望潮亭通信

無常なる世界を見るは楽しかり

テクニカルやドローン

 一般向けに販売されているピックアップ・トラックの荷台に重機関銃やロケット砲などを取り付けた戦闘車両をテクニカルと呼ぶ。アフリカや中東などで各地の武装組織が、機動性に富む安価で相対的に強力な兵器として使用している。ISがテクニカルを連ねてパレードする映像はテレビなどの報道番組でよく使われていた。

 テクニカルが活躍するのはゲリラなどの武装組織が活動する、治安が保たれていない平坦な土地だ。正規軍の戦闘車両に比べるとテクニカルの攻撃力は劣るが、正規軍が不在だから治安が崩壊している。そんな土地で、銃しか持たない戦闘員や非武装の民間人に対してテクニカルの戦闘力は圧倒的だろう。

 一般向けに販売されているドローンも中東などで戦闘に使われているというが、軍事用に特化したドローンの威力を見せつけたのが、サウジアラビアの石油施設に対する攻撃だ。サウジの原油生産の大幅減少を予想して世界の原油市場は揺れ動いた。

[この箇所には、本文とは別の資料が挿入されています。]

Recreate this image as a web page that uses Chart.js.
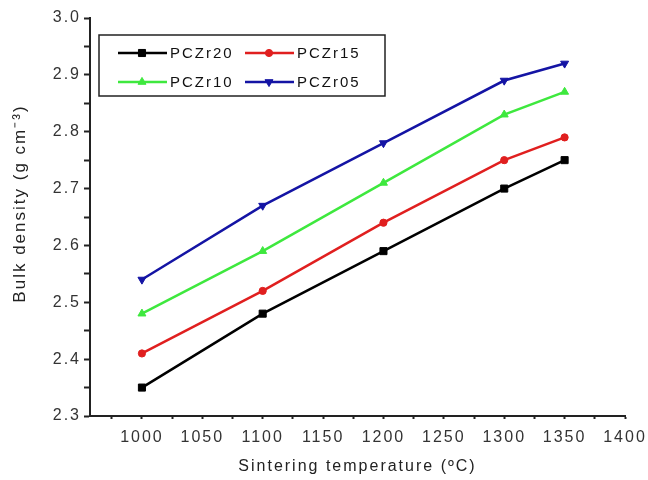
<!DOCTYPE html>
<html lang="en">
<head>
    <meta charset="UTF-8">
    <title>Bulk density vs sintering temperature</title>
    <style>
        body { margin: 0; padding: 0; background: #fff; }
        #wrap { width: 648px; height: 480px; }
    </style>
    <script src="https://cdn.jsdelivr.net/npm/chart.js"></script>
</head>
<body>
    <div id="wrap"><canvas id="densityChart" width="648" height="480"></canvas></div>
    <script>
        // values
        const temps = [1000, 1100, 1200, 1300, 1350];
        const pczr20 = [2.35, 2.48, 2.59, 2.70, 2.75];
        const pczr15 = [2.41, 2.52, 2.64, 2.75, 2.79];
        const pczr10 = [2.48, 2.59, 2.71, 2.83, 2.87];
        const pczr05 = [2.54, 2.67, 2.78, 2.89, 2.92];
        const seriesNames = ['PCZr20', 'PCZr15', 'PCZr10', 'PCZr05'];
        const xTicks = [1000, 1050, 1100, 1150, 1200, 1250, 1300, 1350, 1400];
        const yTicks = [2.3, 2.4, 2.5, 2.6, 2.7, 2.8, 2.9, 3.0];

        const colors = ['#000000', '#e01f1f', '#3ee83e', '#1414a4'];
        const styles = ['rect', 'circle', 'triangle', 'triangle'];
        const rotations = [0, 0, 0, 180];
        const radii = [5, 3.6, 4.6, 4.6];
        const FONT = '"Liberation Sans", Arial, sans-serif';

        const toPts = vals => vals.map((v, i) => ({ x: temps[i], y: v }));
        const allSeries = [pczr20, pczr15, pczr10, pczr05];

        const datasets = allSeries.map((vals, i) => ({
            label: seriesNames[i],
            data: toPts(vals),
            borderColor: colors[i],
            backgroundColor: colors[i],
            borderWidth: 2.5,
            pointStyle: styles[i],
            rotation: rotations[i],
            pointRadius: radii[i],
            pointBorderWidth: 1,
            tension: 0
        }));

        // the original uses widely spaced lettering everywhere
        const spacing = {
            id: 'spacing',
            beforeDraw(chart) { chart.ctx.letterSpacing = '2px'; }
        };

        // boxed legend in two rows, like the original
        const boxLegend = {
            id: 'boxLegend',
            afterDatasetsDraw(chart) {
                const ctx = chart.ctx;
                const x0 = 99, y0 = 35, w = 286, h = 61;
                ctx.save();
                ctx.strokeStyle = '#222';
                ctx.lineWidth = 1.5;
                ctx.strokeRect(x0, y0, w, h);
                ctx.font = '15px ' + FONT;
                ctx.textBaseline = 'middle';
                ctx.letterSpacing = '2px';
                chart.data.datasets.forEach((ds, i) => {
                    const col = i % 2, row = Math.floor(i / 2);
                    const lx = 118 + col * 127;
                    const ly = y0 + 18 + row * 29;
                    ctx.strokeStyle = ds.borderColor;
                    ctx.lineWidth = 2.5;
                    ctx.beginPath();
                    ctx.moveTo(lx, ly);
                    ctx.lineTo(lx + 49, ly);
                    ctx.stroke();
                    ctx.fillStyle = ds.borderColor;
                    ctx.lineWidth = 1;
                    Chart.helpers.drawPoint(ctx, {
                        pointStyle: ds.pointStyle, rotation: ds.rotation,
                        radius: ds.pointRadius, borderWidth: 1
                    }, lx + 24, ly);
                    ctx.fillStyle = '#111';
                    ctx.fillText(ds.label, lx + 52, ly + 1);
                });
                ctx.restore();
            }
        };

        const config = {
            type: 'line',
            data: { datasets: datasets },
            options: {
                responsive: false,
                animation: false,
                layout: { padding: { top: 18, right: 23, left: 0, bottom: 0 } },
                plugins: {
                    legend: { display: false },
                    tooltip: { enabled: false }
                },
                scales: {
                    x: {
                        type: 'linear',
                        min: 957,
                        max: 1400,
                        afterBuildTicks: s => {
                            s.ticks = [];
                            for (let v = 975; v <= 1400; v += 25) s.ticks.push({ value: v });
                        },
                        afterFit: s => { s.height = 64; s.paddingRight = 0; s.paddingLeft = 0; },
                        ticks: {
                            color: '#333',
                            font: { size: 16, family: FONT },
                            maxRotation: 0,
                            autoSkip: false,
                            callback: v => xTicks.includes(v) ? String(v) : '',
                            padding: 9
                        },
                        grid: {
                            drawOnChartArea: false,
                            tickLength: ctx => (ctx.tick && ctx.tick.value % 50 === 0) ? 6 : 3,
                            tickColor: '#222',
                            tickWidth: 2
                        },
                        border: { color: '#222', width: 2 },
                        title: {
                            display: true,
                            text: 'Sintering temperature (ºC)',
                            color: '#222',
                            font: { size: 16, family: FONT },
                            padding: { top: 0, bottom: 4 }
                        }
                    },
                    y: {
                        min: 2.3,
                        max: 3.0,
                        afterBuildTicks: s => {
                            s.ticks = [];
                            for (let k = 0; k <= 14; k++) s.ticks.push({ value: +(2.3 + k * 0.05).toFixed(2) });
                        },
                        afterFit: s => { s.width = 90; },
                        ticks: {
                            color: '#333',
                            font: { size: 16, family: FONT },
                            autoSkip: false,
                            callback: v => {
                                const r = Math.round(v * 100);
                                return yTicks.includes(r / 100) ? (r / 100).toFixed(1) : '';
                            },
                            padding: 3
                        },
                        grid: {
                            drawOnChartArea: false,
                            tickLength: 6,
                            tickColor: '#222',
                            tickWidth: 2
                        },
                        border: { color: '#222', width: 2 },
                        title: {
                            display: true,
                            // leading spaces nudge the label upward, as in the original
                            text: '    Bulk density (g cm⁻³)',
                            color: '#222',
                            font: { size: 17, family: FONT },
                            padding: { top: 10, bottom: 0 }
                        }
                    }
                }
            },
            plugins: [spacing, boxLegend]
        };

        const densityChart = new Chart(document.getElementById('densityChart'), config);
    </script>
</body>
</html>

 サウジは2017年、米国から計1100億ドルの武器を買う契約をし、88基のパトリオット・ミサイルを配備した(18年の武器購入額は650億ドルで、大半が米国から)。サウジは米国から大量かつ多額の武器を購入し続けており、防衛体制を固めていた。だが、1基が数億円とされるパトリオット・ミサイルは1機が数百万〜数千万円と推定されるドローンによる攻撃を防ぐことはできなかった。

 実際にサウジの防空用レーダーがドローンを探知できたのか、探知できたとしてパトリオット・ミサイルが発射されたのか詳細は明らかではない。仮にレーダーがドローンを探知し、ミサイルが発射されてドローンを破壊できたとしても、高価なミサイルを使って安価なドローンを打ち落とす構図は不合理だ。

 この「成果」で安価なドローンの攻撃用武器としての能力が確かめられた。航続距離が1000km以上になるドローンもあり、精密に目標を攻撃できるなら軍事施設に限らずインフラ施設や企業の工場なども標的になる。また、各国は小型ドローンの性能向上に励むだろうから、各種のドローンが大量に使われるようになり、戦闘の様相は大きく変化するだろう。

 テクニカルも正規軍の戦闘車両に比べると、はるかに安価だ。ピックアップ・トラックや小型ドローンなど民生品を武器に変えることで武装組織の戦闘力は高まり、各地で武装組織の活動を活発化させてもいる。高価な武器を装備する正規軍と、安価な武器で破壊力を高める非正規軍という非対称性が顕著になった。